En una ecuación del deseo del otro con la propia existencia, el hombre, finalmente cualquiera, debe confirmarla bella y deseable y sobre todo joven para que la vida tenga algo semejante a una razón de ser. Gladys Eysenach, alter ego de Mme. Némirovsky, no sabe en la novela qué hacer con el tierno amor de su hija, una niña delicada y frágil que sin embargo ostenta una personalidad más atada a la realidad que la de su madre. Mme. Némirovsky seguramente tampoco supo qué hacer en la vida real con el de la pequeña Iréne, y su indiferencia la condenó a no escapar de una muerte atroz que tal vez antes no se había animado a buscar.

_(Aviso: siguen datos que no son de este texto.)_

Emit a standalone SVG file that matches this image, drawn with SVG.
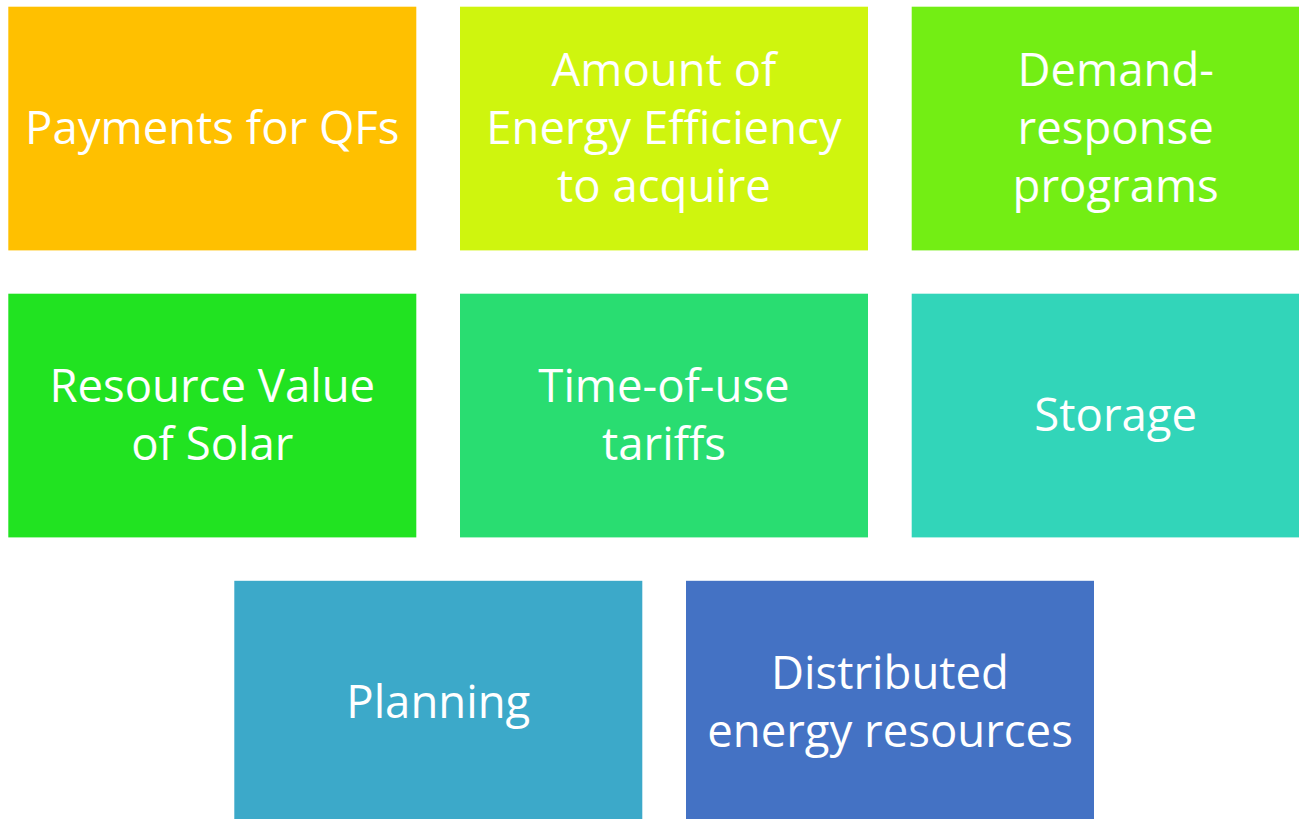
<svg xmlns="http://www.w3.org/2000/svg" width="1299" height="819" viewBox="0 0 1299 819">
<style>
rect{stroke:none}
text{font-family:"Open Sans","Liberation Sans",sans-serif;font-size:45.5px;fill:#ffffff;text-anchor:middle}
</style>
<rect width="1299" height="819" fill="#ffffff"/>
<g id="n1"><rect x="8.3" y="6.7" width="408" height="243.7" fill="#FFC000"/><text x="212.3" y="144">Payments for QFs</text></g>
<g id="n2"><rect x="460" y="6.7" width="408" height="243.7" fill="#CFF50E"/><text x="664" y="86">Amount of</text><text x="664" y="144">Energy Efficiency</text><text x="664" y="202">to acquire</text></g>
<g id="n3"><rect x="911.7" y="6.7" width="388" height="243.7" fill="#73EE14"/><text x="1115.7" y="86">Demand-</text><text x="1115.7" y="144">response</text><text x="1115.7" y="202">programs</text></g>
<g id="n4"><rect x="8.3" y="293.7" width="408" height="243.7" fill="#21E321"/><text x="212.3" y="402">Resource Value</text><text x="212.3" y="460">of Solar</text></g>
<g id="n5"><rect x="460" y="293.7" width="408" height="243.7" fill="#29DD71"/><text x="664" y="402">Time-of-use</text><text x="664" y="460">tariffs</text></g>
<g id="n6"><rect x="911.7" y="293.7" width="388" height="243.7" fill="#32D5B9"/><text x="1115.7" y="431">Storage</text></g>
<g id="n7"><rect x="234.3" y="580.8" width="408" height="243.7" fill="#3CA9C9"/><text x="438.3" y="718">Planning</text></g>
<g id="n8"><rect x="686" y="580.8" width="408" height="243.7" fill="#4472C4"/><text x="890" y="689">Distributed</text><text x="890" y="747">energy resources</text></g>
<g id="connectors"/>
</svg>
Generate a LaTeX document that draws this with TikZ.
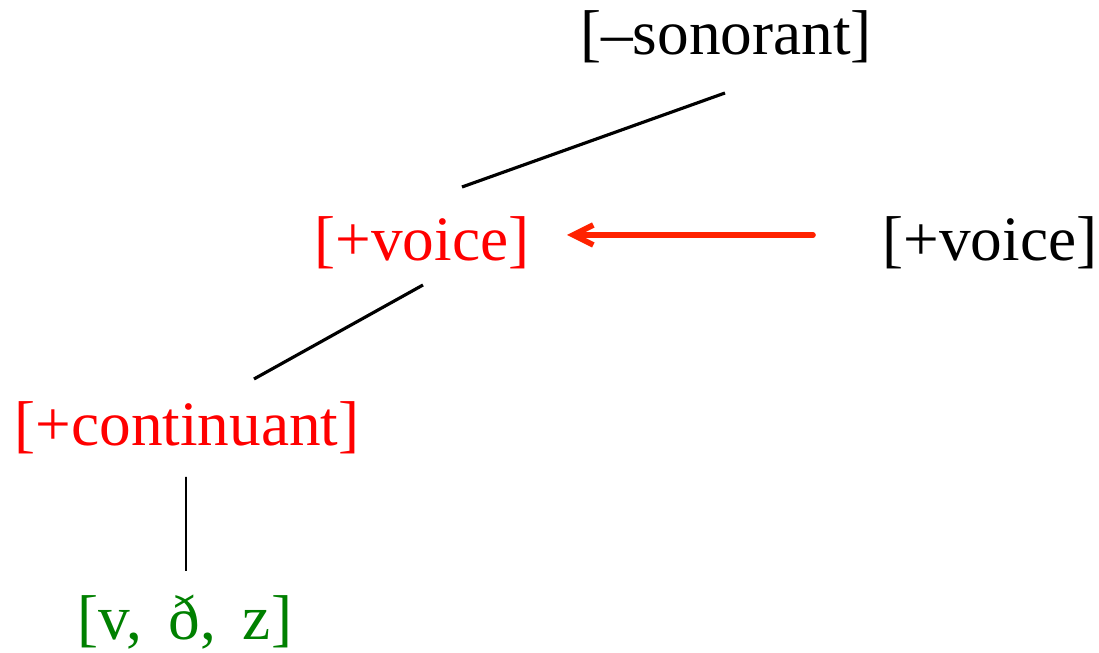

El comienzo del relato coloca a Gladys ante un juez y un jurado, ante un público como todos, ávido de escándalo. La Eysenach, la notable, la famosa, la bella, ah, el placer de verla quebrada por la culpa: ¡la malvada mató de un balazo a un muchacho de apenas veinte años! La intriga acerca del papel que ocupó ese hombre sin gracia ni encanto en la vida de la hermosa Gladys acompaña al lector a lo largo de toda la novela. Y es naturalmente el dramático remate que los personajes merecen el que nos hace cerrar el libro con el sabor de la pena en la boca y el placer del contacto con un destello de la verdad y un reflejo de la belleza en el espíritu.